Adaptive Multi-Modal Data Lakehouse Architecture for Low-Latency AI Feature Retrieval
Main article
Abstract
Modern artificial-intelligence applications increasingly depend on retrieving two kinds of signal at inference time: precomputed structured features keyed by an entity, and nearest-neighbour embeddings of unstructured content such as text, images, and audio. The data-lakehouse paradigm has unified the storage of these heterogeneous assets under open columnar formats, but lakehouse engines are optimised for high-throughput analytical scans rather than for the millisecond-scale point and similarity lookups that online inference requires. In practice, teams bridge this gap by copying features into a separate low-latency key-value store and embeddings into a dedicated vector database, producing duplicated storage, operational overhead, and train–serve skew. This paper formulates low-latency multi-modal feature retrieval from a lakehouse as a concrete systems-engineering problem and presents AdaLH, an adaptive serving architecture that keeps a single open-format source of truth while exposing a unified retrieval interface that joins a structured point lookup with an approximate-nearest-neighbour search in one request.
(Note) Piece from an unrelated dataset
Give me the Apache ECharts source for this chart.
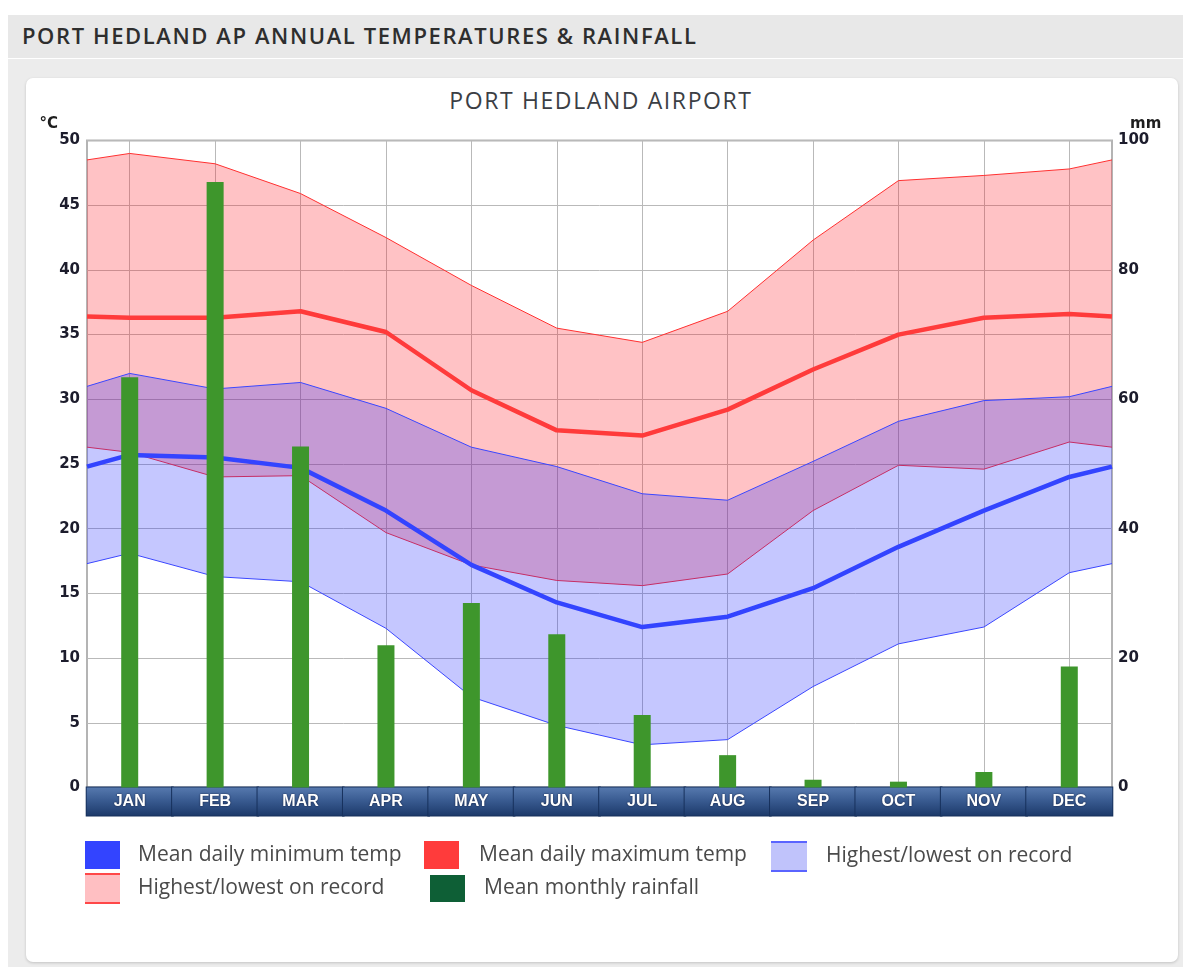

AdaLH introduces three mechanisms: an access-aware tier controller that promotes hot entities and embeddings into an in-memory row plus graph index while demoting cold data to object storage; a cost-based retrieval planner that estimates per-tier latency and routes the structured and vector legs of a request independently before fusing them; and an incremental materialisation pipeline that preserves point-in-time consistency between offline training and online serving. We evaluate AdaLH against four baselines—a two-tier lakehouse-plus-cache stack, a lakehouse-only scan engine, a split vector-database design, and a monolithic in-memory store—on a workload that mixes a ninety-five-feature view with top-ten embedding search over a corpus of one hundred million vectors. AdaLH attains a p99 end-to-end latency of 8.7 ms, a 3.1× improvement over the split design and a 20.7× improvement over the lakehouse-only engine, while sustaining 410 thousand requests per second and maintaining recall@10 above 0.95. An ablation shows that the planner, the controller, and co-located fusion each contribute materially to tail latency, and a calibration study confirms that the planner predicts per-request latency with a mean absolute percentage error of 7.6 percent. All code, configurations, datasets, and a data dictionary are released openly.